SHORT EXERCISE:
Look through the data below and return each line where "diagram" appears.

ROWS:
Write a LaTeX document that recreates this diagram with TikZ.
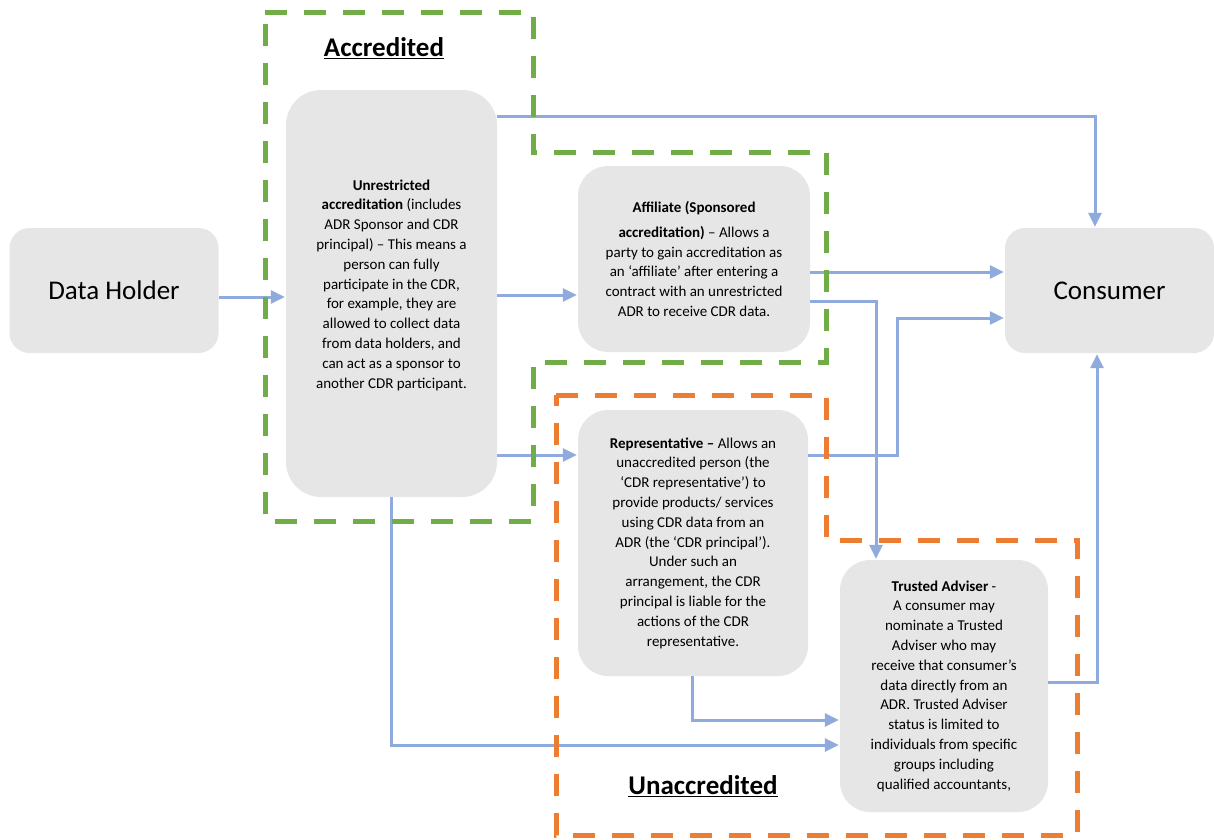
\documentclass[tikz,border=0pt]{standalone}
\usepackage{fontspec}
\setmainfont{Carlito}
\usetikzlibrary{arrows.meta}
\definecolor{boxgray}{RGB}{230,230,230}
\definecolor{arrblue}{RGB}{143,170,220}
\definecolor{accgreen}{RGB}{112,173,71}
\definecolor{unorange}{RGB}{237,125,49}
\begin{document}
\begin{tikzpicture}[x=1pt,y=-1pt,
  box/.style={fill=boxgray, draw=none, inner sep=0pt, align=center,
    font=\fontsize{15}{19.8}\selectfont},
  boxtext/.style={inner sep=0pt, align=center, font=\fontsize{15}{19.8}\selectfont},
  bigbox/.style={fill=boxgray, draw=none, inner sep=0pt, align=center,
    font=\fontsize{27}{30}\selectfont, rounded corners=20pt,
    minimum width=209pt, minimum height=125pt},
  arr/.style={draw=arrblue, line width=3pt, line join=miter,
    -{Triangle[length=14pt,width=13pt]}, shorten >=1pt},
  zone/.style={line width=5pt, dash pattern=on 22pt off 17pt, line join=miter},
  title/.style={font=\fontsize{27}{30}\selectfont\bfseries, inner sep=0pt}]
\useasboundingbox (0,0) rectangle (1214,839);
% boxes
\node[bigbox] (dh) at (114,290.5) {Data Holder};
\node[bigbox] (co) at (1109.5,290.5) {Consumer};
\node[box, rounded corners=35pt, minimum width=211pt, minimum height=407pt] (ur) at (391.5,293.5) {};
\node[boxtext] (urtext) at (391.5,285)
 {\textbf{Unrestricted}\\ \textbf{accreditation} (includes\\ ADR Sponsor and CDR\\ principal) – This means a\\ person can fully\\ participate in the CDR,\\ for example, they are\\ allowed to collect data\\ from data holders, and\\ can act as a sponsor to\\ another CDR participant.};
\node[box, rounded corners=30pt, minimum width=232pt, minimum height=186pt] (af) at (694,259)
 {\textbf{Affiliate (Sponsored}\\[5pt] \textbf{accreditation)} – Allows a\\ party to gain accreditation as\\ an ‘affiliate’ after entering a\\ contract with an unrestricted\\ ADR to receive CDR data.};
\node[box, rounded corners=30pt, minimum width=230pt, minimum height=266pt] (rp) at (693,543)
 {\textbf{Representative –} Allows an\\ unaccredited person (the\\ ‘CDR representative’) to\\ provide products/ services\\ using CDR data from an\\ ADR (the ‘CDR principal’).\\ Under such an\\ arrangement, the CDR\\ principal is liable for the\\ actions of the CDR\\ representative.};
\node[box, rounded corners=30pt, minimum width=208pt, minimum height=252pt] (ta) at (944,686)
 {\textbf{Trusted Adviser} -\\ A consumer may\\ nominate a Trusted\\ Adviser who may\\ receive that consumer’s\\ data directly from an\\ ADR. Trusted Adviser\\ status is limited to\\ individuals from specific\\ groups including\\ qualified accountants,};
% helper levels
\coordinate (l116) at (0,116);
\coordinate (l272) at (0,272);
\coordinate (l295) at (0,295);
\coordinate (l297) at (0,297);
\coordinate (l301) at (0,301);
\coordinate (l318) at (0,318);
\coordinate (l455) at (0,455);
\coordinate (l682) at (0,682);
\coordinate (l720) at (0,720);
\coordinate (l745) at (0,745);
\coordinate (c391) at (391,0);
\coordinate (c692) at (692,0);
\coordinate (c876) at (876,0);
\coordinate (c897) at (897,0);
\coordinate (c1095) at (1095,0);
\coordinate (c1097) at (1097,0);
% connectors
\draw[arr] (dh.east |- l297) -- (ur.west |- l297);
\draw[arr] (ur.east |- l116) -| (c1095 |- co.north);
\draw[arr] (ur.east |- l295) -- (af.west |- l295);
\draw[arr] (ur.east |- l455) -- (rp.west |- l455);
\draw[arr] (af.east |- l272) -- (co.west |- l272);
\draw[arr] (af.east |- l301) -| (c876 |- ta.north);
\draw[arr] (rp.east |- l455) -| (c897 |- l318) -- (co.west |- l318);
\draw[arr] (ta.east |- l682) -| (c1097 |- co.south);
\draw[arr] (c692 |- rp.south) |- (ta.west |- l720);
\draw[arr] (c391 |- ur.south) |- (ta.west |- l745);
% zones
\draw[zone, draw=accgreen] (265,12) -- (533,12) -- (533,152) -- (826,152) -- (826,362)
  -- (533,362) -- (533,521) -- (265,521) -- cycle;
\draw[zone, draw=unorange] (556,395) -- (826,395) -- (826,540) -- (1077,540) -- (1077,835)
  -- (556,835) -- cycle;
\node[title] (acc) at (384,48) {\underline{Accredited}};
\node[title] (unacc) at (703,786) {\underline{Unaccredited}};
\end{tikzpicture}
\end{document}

--

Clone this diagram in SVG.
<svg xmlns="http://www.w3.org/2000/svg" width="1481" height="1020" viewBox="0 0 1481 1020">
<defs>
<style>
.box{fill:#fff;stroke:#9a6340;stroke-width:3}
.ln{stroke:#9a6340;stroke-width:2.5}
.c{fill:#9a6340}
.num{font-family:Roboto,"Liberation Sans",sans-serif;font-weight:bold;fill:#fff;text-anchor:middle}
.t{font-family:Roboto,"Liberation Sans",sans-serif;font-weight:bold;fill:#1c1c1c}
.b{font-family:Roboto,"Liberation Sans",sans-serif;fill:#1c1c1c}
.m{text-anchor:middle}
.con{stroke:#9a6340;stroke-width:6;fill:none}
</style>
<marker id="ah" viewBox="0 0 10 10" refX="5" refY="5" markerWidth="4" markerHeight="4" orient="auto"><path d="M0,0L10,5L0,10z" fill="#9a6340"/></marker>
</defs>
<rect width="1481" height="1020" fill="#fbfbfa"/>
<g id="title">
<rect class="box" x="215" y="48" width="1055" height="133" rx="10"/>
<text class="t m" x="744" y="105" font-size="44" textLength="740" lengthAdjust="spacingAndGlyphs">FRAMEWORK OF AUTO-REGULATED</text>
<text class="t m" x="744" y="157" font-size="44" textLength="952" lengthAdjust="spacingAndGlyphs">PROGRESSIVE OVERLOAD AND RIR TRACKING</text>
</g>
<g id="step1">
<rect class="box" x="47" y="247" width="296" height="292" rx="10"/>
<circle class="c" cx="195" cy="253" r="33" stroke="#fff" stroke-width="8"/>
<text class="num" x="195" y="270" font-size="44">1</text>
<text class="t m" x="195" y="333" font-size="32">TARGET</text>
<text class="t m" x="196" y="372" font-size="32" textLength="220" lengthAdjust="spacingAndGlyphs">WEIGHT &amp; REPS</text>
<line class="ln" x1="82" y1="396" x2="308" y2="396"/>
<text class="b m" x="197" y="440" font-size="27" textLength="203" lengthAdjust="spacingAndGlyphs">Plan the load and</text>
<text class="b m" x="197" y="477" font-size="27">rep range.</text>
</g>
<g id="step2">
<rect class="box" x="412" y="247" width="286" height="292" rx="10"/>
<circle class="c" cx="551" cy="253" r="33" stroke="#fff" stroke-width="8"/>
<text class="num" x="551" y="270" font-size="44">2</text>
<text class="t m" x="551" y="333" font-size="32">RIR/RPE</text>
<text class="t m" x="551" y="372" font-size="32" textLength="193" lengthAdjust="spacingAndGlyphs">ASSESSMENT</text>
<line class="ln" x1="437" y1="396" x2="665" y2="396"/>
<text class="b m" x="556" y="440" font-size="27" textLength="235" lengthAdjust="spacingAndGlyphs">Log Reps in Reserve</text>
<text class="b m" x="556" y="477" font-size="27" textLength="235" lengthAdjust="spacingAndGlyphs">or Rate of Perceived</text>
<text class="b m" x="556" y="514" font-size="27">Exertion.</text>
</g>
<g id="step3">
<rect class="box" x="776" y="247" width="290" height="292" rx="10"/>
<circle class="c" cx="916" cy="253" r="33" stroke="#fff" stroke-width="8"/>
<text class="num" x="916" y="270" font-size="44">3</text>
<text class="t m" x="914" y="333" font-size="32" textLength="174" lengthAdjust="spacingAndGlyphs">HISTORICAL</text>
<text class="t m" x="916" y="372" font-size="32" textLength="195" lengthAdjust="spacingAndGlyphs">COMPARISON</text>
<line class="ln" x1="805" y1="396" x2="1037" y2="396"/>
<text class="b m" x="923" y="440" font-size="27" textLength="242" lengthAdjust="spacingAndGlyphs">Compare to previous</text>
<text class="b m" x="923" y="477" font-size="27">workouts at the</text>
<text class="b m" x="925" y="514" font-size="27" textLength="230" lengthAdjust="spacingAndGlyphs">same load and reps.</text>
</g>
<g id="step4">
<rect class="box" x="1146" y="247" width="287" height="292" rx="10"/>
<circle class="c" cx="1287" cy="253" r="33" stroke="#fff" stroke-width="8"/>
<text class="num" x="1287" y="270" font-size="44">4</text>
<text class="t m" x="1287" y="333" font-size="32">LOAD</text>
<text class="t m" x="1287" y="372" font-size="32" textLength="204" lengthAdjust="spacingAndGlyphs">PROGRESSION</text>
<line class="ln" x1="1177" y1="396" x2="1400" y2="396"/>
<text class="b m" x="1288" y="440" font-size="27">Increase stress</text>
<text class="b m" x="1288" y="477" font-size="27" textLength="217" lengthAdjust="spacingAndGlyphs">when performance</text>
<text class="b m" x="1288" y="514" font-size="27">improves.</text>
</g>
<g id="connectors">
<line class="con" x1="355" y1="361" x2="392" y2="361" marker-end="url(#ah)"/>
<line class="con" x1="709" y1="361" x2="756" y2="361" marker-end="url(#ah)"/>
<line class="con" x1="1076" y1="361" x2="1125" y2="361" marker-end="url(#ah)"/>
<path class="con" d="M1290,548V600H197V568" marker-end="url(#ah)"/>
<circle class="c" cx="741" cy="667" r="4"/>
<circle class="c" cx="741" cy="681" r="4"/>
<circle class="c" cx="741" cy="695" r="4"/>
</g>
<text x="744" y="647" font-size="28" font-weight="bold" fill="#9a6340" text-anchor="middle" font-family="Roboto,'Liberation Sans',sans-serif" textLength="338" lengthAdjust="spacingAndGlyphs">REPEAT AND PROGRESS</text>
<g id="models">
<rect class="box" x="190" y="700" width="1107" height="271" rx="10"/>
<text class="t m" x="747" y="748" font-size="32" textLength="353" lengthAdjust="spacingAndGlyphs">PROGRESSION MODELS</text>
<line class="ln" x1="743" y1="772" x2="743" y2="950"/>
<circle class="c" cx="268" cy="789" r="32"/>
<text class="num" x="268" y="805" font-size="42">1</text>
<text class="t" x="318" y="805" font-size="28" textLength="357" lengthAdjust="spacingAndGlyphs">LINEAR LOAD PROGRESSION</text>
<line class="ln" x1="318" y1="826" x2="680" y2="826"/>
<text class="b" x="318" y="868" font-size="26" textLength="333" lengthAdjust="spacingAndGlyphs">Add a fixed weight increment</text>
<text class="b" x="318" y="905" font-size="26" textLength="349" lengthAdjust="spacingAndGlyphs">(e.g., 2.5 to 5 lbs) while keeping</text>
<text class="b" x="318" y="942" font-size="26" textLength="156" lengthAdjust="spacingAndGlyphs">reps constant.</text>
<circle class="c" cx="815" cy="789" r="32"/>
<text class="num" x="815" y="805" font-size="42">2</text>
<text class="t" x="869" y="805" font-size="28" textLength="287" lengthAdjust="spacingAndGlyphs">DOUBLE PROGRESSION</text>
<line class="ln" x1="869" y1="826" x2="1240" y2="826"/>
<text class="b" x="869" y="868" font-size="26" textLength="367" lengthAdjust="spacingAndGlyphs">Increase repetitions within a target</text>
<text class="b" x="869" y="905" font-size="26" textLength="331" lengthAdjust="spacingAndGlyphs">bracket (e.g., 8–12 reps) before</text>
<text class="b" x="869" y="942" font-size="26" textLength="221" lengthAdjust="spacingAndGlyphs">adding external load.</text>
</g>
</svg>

TASK ANSWER:
Write a LaTeX document that recreates this diagram with TikZ.
Clone this diagram in SVG.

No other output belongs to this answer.